According to Klein, the second psychiatrist's conclusions were made after talking to Feldman, reading the trial transcripts, and watching the sequence of supermarket surveillance videos. In the videos, Feldman is seen manhandling boxes of cookies and running his hand across dozens of loaves of bread. He was accused, but not convicted, of causing $7,100 in damage to Freihofer's bread and almost $800 in damages to Archway cookies.
"I do touch too much bread, yes, more than the next person," Feldman said in a slight voice, with his head low.
But Heckler said he was troubled by a part of the psychiatric evaluation in which the doctor quoted Feldman as saying that the real bread squeezer was still on the loose.
"The statement that some other person in this area had been doing this damage and that you just happened to wander into the crosshairs at the same time is inconsistent with the jury's findings, and I don't believe it," Heckler said.
Heckler, who took a recess to ponder an appropriate sentence, came back and told Feldman that he must admit some wrongdoing, saying that mangling bread was no different from vandalizing "the neighbors' car or their house."
Klein, sensing that the judge was alluding to a potential jail sentence, argued that such a sentence would be inappropriate.
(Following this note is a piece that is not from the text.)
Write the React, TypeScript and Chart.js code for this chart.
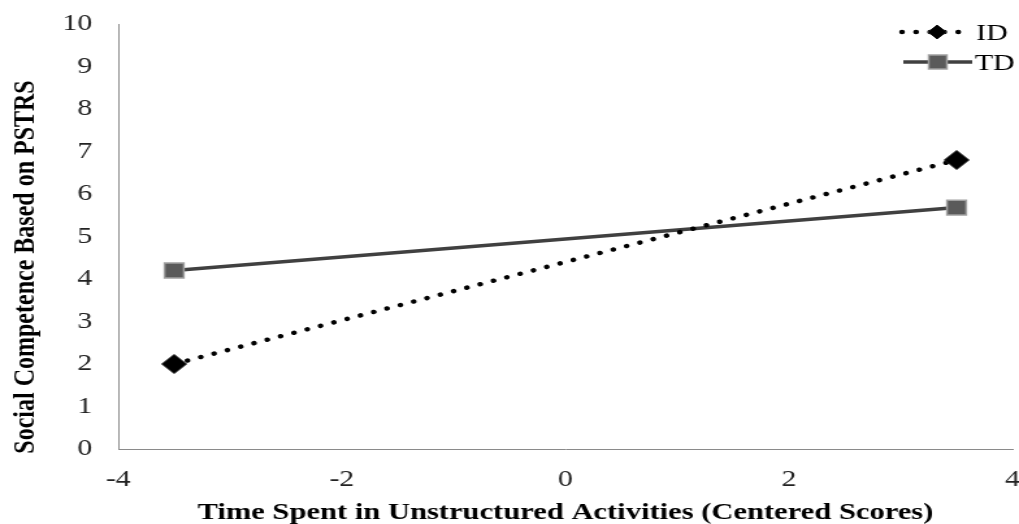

Feldman's wife, Sharon, dabbed her eyes with a tissue. Robert and Betty Krauss, distributors of Archway cookies, whose fruit-filled confections Feldman poked at the Giant Supermarket in Yardley, sat at rapt attention.
"Say you're sorry. Say you're sorry. That's all I was thinking," Betty Krauss said afterward.
Feldman eventually apologized "for causing any inconvenience."
"I do have a problem," he finally said. "Anytime I go shopping, my wife will supervise and will be with me."